HAMMER2 generally implements a copy-on-write block design for the filesystem,
which is very different from HAMMER1's B-Tree design.  Because the design
is copy-on-write it can be trivially snapshotted simply by referencing an
existing block, and because the media structures logically match a standard
filesystem directory/file hierarchy snapshots and other similar operations
can be trivially performed on an entire subdirectory tree at any level in
the filesystem.

The copy-on-write design implements a block table in a radix-tree format,
with a small 8x fan-out in the volume header and inode and a large 256x or
1024x fan-out for indirect blocks.  The table is built bottom-up.
Intermediate radii are only created when necessary so small files will use
much shallower radix block trees.  The inode itself can accomodate files
up 512KB (65536x8).  Directories also use a radix block table and directory
inodes can accomodate up to 8 entries before pushing an indirect radix block.

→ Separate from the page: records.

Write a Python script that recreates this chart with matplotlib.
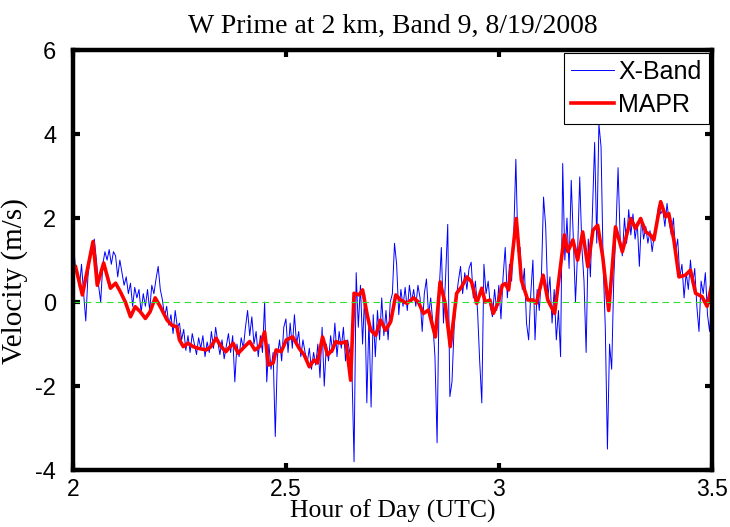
import numpy as np
import matplotlib
matplotlib.use('Agg')
import matplotlib.pyplot as plt

# X-Band samples, every 0.005 h from 2.0 to 3.5
xband_start = 2.0
xband_step = 0.005
xband_vel = [
    1.55, 0.9, 0.7, 0.35, 0.9, 0.2, -0.45, 0.6, 1.1, 1.3,
    1.5, 1.0, 0.4, 0.0, 0.9, 1.2, 1.0, 1.25, 0.9, 1.2,
    1.1, 0.6, 1.0, 0.7, 0.4, 0.6, 0.2, 0.45, -0.1, 0.35,
    0.1, 0.3, -0.25, 0.2, -0.1, 0.3, -0.2, 0.4, 0.2, 0.55,
    0.85, 0.3, 0.05, -0.35, -0.1, -0.55, -0.3, -0.75, -0.2, -0.6,
    -0.5, -0.9, -0.65, -1.15, -0.8, -1.2, -0.75, -1.0, -1.25, -0.85,
    -1.1, -0.8, -1.3, -0.95, -1.2, -0.7, -1.1, -0.6, -0.95, -1.25,
    -0.9, -1.35, -1.05, -0.75, -1.2, -0.8, -1.9, -1.0, -1.3, -0.85,
    -1.1, -0.6, -0.2, -0.8, -0.35, -1.0, -0.7, -1.3, -0.8, -1.2,
    0.0, -1.9, -1.0, -1.6, -1.2, -3.2, -1.3, -0.9, -1.4, -0.6,
    -0.4, -1.2, -0.5, -1.1, -0.3, -1.0, -0.7, -1.3, -0.9, -1.2,
    -1.45, -1.1, -1.6, -1.2, -1.5, -1.0, -1.8, -0.6, -2.0, -1.0,
    -1.4, -0.8, -1.2, -0.5, -1.3, -0.7, -1.1, -0.6, -1.4, -0.9,
    -1.2, -1.6, -3.8, 0.7, -0.6, 0.4, -1.0, 0.2, -2.4, -0.4,
    -2.5, -0.3, -1.3, -0.2, -0.9, 0.1, -0.8, -0.2, -0.9, 0.0,
    0.2, 1.4, 0.9, -0.3, 0.3, -0.1, 0.35, -0.2, 0.4, 0.0,
    0.3, -0.1, 0.4, 0.1, -0.7, 0.2, 0.55, -0.3, 0.1, -0.5,
    -1.3, -3.35, 0.3, 1.3, -0.5, 0.6, 1.85, -2.25, -1.9, -0.6,
    0.1, 0.5, 0.85, 0.2, 0.7, 0.3, 0.8, 0.95, 0.1, 0.5,
    -0.2, -1.4, -2.4, 0.9, 0.2, 0.5, -0.1, -0.35, 0.3, -0.2,
    0.4, -0.4, 0.6, 1.3, 0.1, 0.9, 0.5, 1.6, 3.4, 1.2,
    1.3, 0.3, 0.8, -0.5, -0.9, 0.2, 1.0, -0.9, 0.3, -0.2,
    0.6, 2.5, 1.8, 0.1, 0.6, -0.5, 0.3, -0.9, -0.2, -1.3,
    3.3, 1.0, 2.0, 0.8, 2.9, 1.5, 0.0, 1.2, 2.98, 1.3,
    0.5, -1.2, 1.5, 0.6, 2.2, 3.8, 1.4, 4.25, 3.7, 0.9,
    -0.6, -3.5, -1.0, -1.6, 0.6, 1.7, 3.2, 1.5, 1.1, 2.0,
    1.4, 2.2, 1.6, 2.1, 1.5, 1.9, 0.85, 2.0, 1.5, 1.8,
    1.4, 1.7, 1.2, 1.6, 1.9, 2.3, 2.1, 2.2, 1.8, 2.35,
    1.9, 1.6, 2.0, 1.2, 1.5, 0.6, 0.9, 0.1, 0.7, 0.3,
    1.0, 0.4, 0.8, -0.1, -0.7, 0.5, 0.2, 0.7, -0.3, -0.7,
    0.05,
]

# MAPR (hour, velocity)
mapr_hour = [
    2.006, 2.022, 2.047, 2.057, 2.072, 2.088, 2.100, 2.111, 2.123, 2.135,
    2.146, 2.158, 2.170, 2.181, 2.193, 2.205, 2.221, 2.232, 2.244, 2.250,
    2.259, 2.270, 2.282, 2.294, 2.313, 2.324, 2.336, 2.348, 2.359, 2.376,
    2.388, 2.403, 2.415, 2.427, 2.438, 2.450, 2.459, 2.470, 2.477, 2.489,
    2.501, 2.516, 2.531, 2.543, 2.555, 2.566, 2.574, 2.586, 2.598, 2.609,
    2.617, 2.629, 2.641, 2.652, 2.660, 2.672, 2.680, 2.691, 2.699, 2.711,
    2.722, 2.734, 2.746, 2.758, 2.769, 2.784, 2.800, 2.811, 2.823, 2.835,
    2.851, 2.862, 2.874, 2.886, 2.901, 2.913, 2.925, 2.936, 2.948, 2.960,
    2.968, 2.979, 2.987, 2.999, 3.008, 3.015, 3.023, 3.041, 3.053, 3.068,
    3.080, 3.088, 3.104, 3.115, 3.131, 3.154, 3.162, 3.174, 3.185, 3.197,
    3.209, 3.221, 3.232, 3.244, 3.258, 3.274, 3.290, 3.310, 3.321, 3.333,
    3.345, 3.356, 3.364, 3.380, 3.392, 3.399, 3.411, 3.423, 3.438, 3.450,
    3.462, 3.477, 3.489, 3.505,
]
mapr_vel = [
    0.84, 0.17, 1.44, 0.40, 0.93, 0.33, 0.45, 0.25, 0.0, -0.35,
    -0.11, -0.23, -0.39, -0.23, 0.10, -0.11, -0.43, -0.55, -0.59, -0.9,
    -1.06, -0.98, -1.06, -1.10, -1.14, -1.06, -0.86, -1.06, -1.18, -0.98,
    -1.22, -1.06, -0.94, -1.14, -1.06, -0.71, -1.5, -1.45, -1.14, -1.18,
    -0.9, -0.83, -1.10, -1.26, -1.54, -1.38, -1.45, -0.83, -1.26, -1.14,
    -0.94, -0.98, -0.94, -1.86, 0.21, 0.17, 0.29, -0.31, -0.67, -0.79,
    -0.43, -0.67, -0.47, 0.17, 0.05, -0.03, 0.10, 0.0, -0.27, -0.19,
    -0.83, 0.48, -0.03, -1.06, 0.21, 0.37, 0.6, 0.48, -0.03, 0.33,
    0.0, 0.05, -0.27, 0.0, 0.40, 0.44, 0.29, 1.99, 0.52, 0.05,
    0.05, -0.03, 0.64, 0.05, -0.27, 1.6, 1.2, 1.48, 1.0, 1.67,
    0.84, 1.71, 1.83, 1.08, -0.2, 1.79, 1.2, 1.99, 1.75, 1.99,
    1.67, 1.6, 1.48, 2.39, 2.03, 2.11, 1.48, 0.6, 0.64, 0.76,
    0.21, 0.13, -0.1, 0.64,
]

xband_hour = xband_start + xband_step * np.arange(len(xband_vel))

serif = 'Liberation Serif'
sans = 'Liberation Sans'

fig = plt.figure(figsize=(7.3, 5.27), dpi=100)
ax = fig.add_axes([0.1, 0.108, 0.875, 0.797])

ax.plot(xband_hour, xband_vel, color='#0000ff', lw=0.7, label='X-Band')
ax.plot(mapr_hour, mapr_vel, color='#ff0000', lw=2.6, label='MAPR')
ax.axhline(0, color='#33dd33', lw=0.8, ls=(0, (6, 4)))

ax.set_xlim(2, 3.5)
ax.set_ylim(-4, 6)
ax.set_xticks([2, 2.5, 3, 3.5])
ax.set_xticklabels(['2', '2.5', '3', '3.5'], fontfamily=sans, fontsize=16.5)
ax.set_yticks([-4, -2, 0, 2, 4, 6])
ax.set_yticklabels(['-4', '-2', '0', '2', '4', '6'], fontfamily=sans, fontsize=17)
ax.tick_params(direction='in', length=5, width=3, top=True, right=True)
ax.tick_params(axis='x', pad=6)
ax.tick_params(axis='y', pad=12)

for s in ax.spines.values():
    s.set_linewidth(3.2)
    s.set_color('black')

ax.set_title('W Prime at 2 km, Band 9, 8/19/2008', fontfamily=serif, fontsize=20, pad=12)
ax.set_xlabel('Hour of Day (UTC)', fontfamily=serif, fontsize=18.5, labelpad=-1)
ax.set_ylabel('Velocity (m/s)', fontfamily=serif, fontsize=21)
ax.yaxis.set_label_coords(-0.07, 0.45)

leg = ax.legend(loc='upper right', prop={'family': sans, 'size': 18}, fancybox=False,
                framealpha=1, edgecolor='black', borderaxespad=0.1, handlelength=1.7,
                borderpad=0.3, labelspacing=0.35, handletextpad=0.2)
leg.get_frame().set_linewidth(0.8)

fig.savefig('out.png', dpi=100)
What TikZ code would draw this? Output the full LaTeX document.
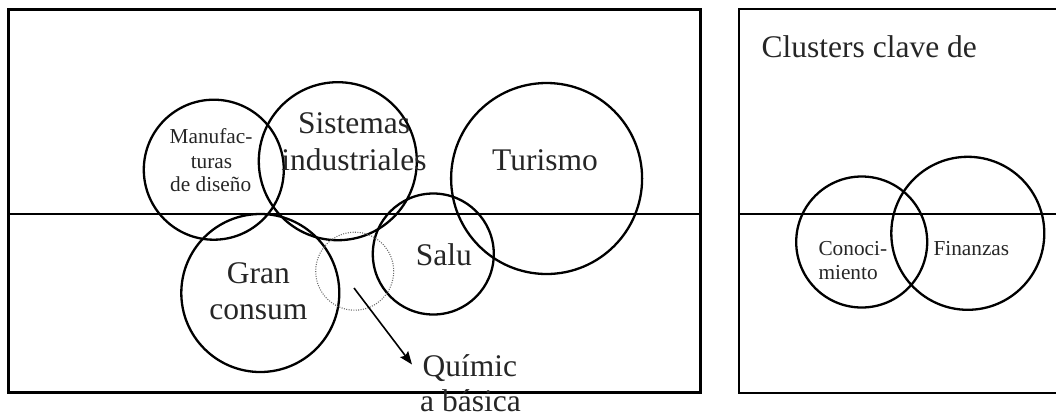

The copy-on-write nature of the filesystem implies that any modification
whatsoever will have to eventually synchronize new disk blocks all the way
to the super-root of the filesystem and the volume header itself.  This forms
the basis for crash recovery and also ensures that recovery occurs on a
completed high-level transaction boundary.  All disk writes are to new blocks
except for the volume header (which cycles through 4 copies), thus allowing
all writes to run asynchronously and concurrently prior to and during a flush,
and then just doing a final synchronization and volume header update at the
end.  Many of HAMMER2s features are enabled by this core design feature.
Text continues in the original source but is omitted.